“I was a physician,” he whispered.
Zainab pulled back, but he held on.
“In the city, years ago, there was an outbreak. A fever. I was young, arrogant. I thought I could cure everyone. I worked until I was delirious. I made a mistake, Zainab. A calculation error in a tincture. I didn’t kill a stranger. I killed the daughter of the provincial governor. A girl no older than you.”
Zainab felt the air leave the room.
“They didn’t just strip me of my title,” Yusha continued, his voice cracking. “They burned my home. They declared me dead to the world. I became a beggar because it was the only way to disappear. I went to the mosque to find a way to die slowly. But then, your father came. He spoke of a daughter who was ‘useless.’ A daughter who was a ‘curse.’”
He pressed her hands to his face. She felt the wetness of tears—not hers, but his.
“I didn’t take you because I was paid, Zainab. I took you because when he described you, I realized we were the same. We were both ghosts. I thought… I thought if I could protect you, if I could make you see the world through my words, maybe I could earn my soul back.

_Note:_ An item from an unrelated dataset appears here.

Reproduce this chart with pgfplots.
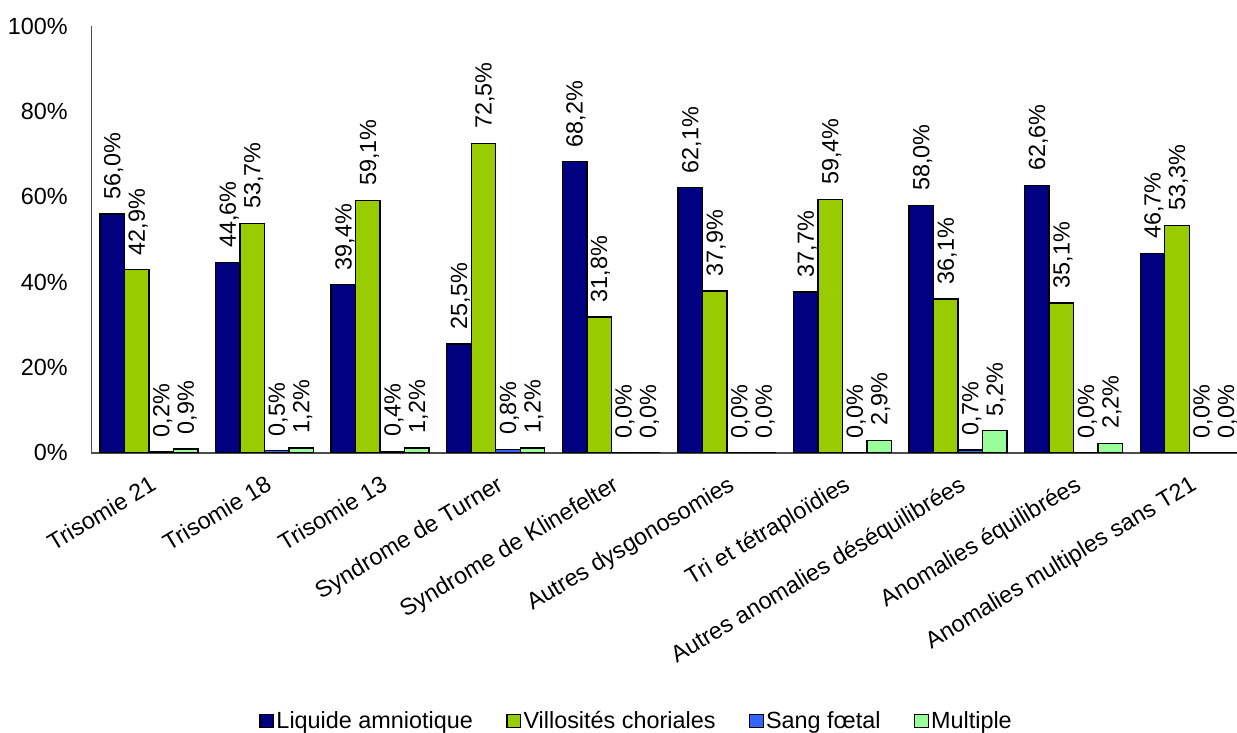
\documentclass[border=0pt]{standalone}
\usepackage{fontspec}
\setmainfont{Liberation Sans}
\usepackage{pgfplots}
\usepackage{pgfplotstable}
\pgfplotsset{compat=1.18}

\definecolor{amnio}{HTML}{000080}
\definecolor{villo}{HTML}{99CC00}
\definecolor{sang}{HTML}{3366FF}
\definecolor{multi}{HTML}{99FF99}

\newcommand{\chartfont}{\fontsize{11.7}{14}\selectfont}

% Part of each sampling method, by anomaly (%)
\pgfplotstableread{
x amnio villo sang multi
0 56.0 42.9 0.2 0.9
1 44.6 53.7 0.5 1.2
2 39.4 59.1 0.4 1.2
3 25.5 72.5 0.8 1.2
4 68.2 31.8 0.0 0.0
5 62.1 37.9 0.0 0.0
6 37.7 59.4 0.0 2.9
7 58.0 36.1 0.7 5.2
8 62.6 35.1 0.0 2.2
9 46.7 53.3 0.0 0.0
}\prelevements

\pgfplotsset{
  barre/.style={fill=#1, draw=black, line width=0.7pt,
    legend image code/.code={\draw[fill=#1, draw=black, line width=0.6pt] (0pt,-3.4pt) rectangle (6.8pt,3.4pt);}},
}

\begin{document}
\begin{tikzpicture}[font=\chartfont]
\path[use as bounding box] (-45.6pt,-140pt) rectangle (573pt,226.5pt);
\begin{axis}[
  at={(0,0)}, anchor=south west,
  scale only axis, width=578pt, height=213.5pt,
  ybar=0pt, bar width=0.212,
  xmin=-0.5, xmax=9.5, ymin=0, ymax=100,
  axis x line=bottom, axis y line=left,
  axis line style={-, black!70, line width=0.6pt},
  major tick length=0pt,
  xtick={0,...,9},
  xticklabels={Trisomie 21, Trisomie 18, Trisomie 13, Syndrome de Turner, Syndrome de Klinefelter, Autres dysgonosomies, Tri et tétraploïdies, Autres anomalies déséquilibrées, Anomalies équilibrées, Anomalies multiples sans T21},
  xticklabel style={yshift=-10.5pt, rotate=31, anchor=north east, inner sep=0pt, font=\chartfont},
  ytick={0,20,...,100},
  yticklabels={0\%,20\%,40\%,60\%,80\%,100\%},
  yticklabel style={xshift=-11.5pt, anchor=east, inner sep=0pt, font=\chartfont},
  point meta=y,
  nodes near coords={\pgfmathprintnumber[fixed,fixed zerofill,precision=1,use comma,assume math mode=true]{\pgfplotspointmeta}\%},
  every node near coord/.append style={rotate=90, anchor=west, inner xsep=7pt, inner ysep=0pt, text depth=0pt, font=\chartfont, black},
  legend style={at={(0.472,-0.628)}, anchor=center, draw=none, fill=none,
    legend columns=4, font=\chartfont,
    /tikz/every even column/.append style={column sep=15.5pt},
    nodes={inner xsep=1.2pt, inner ysep=1pt}},
]
\addplot[barre=amnio] table[x=x, y=amnio] {\prelevements};
\addplot[barre=villo] table[x=x, y=villo] {\prelevements};
\addplot[barre=sang]  table[x=x, y=sang]  {\prelevements};
\addplot[barre=multi] table[x=x, y=multi] {\prelevements};
\legend{Liquide amniotique, Villosités choriales, Sang fœtal, Multiple}
\end{axis}
\end{tikzpicture}
\end{document}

But then I fell in love with the ghost. And that was never part of the plan.”
Zainab sat frozen. The betrayal was there, yes—the lie of his identity—but it was wrapped in a truth so much more painful. He wasn’t a beggar by fate; he was a beggar by choice, a man living in a self-imposed purgatory.
“The fire,” she whispered. “Aminah mentioned a fire.”
“My past burning,” he said. “I have nothing left of that man, Zainab. Only the knowledge of how to heal. I’ve been treating the sick in the village at night, in secret. That’s where the extra copper comes from. That’s how I bought your medicine last week.”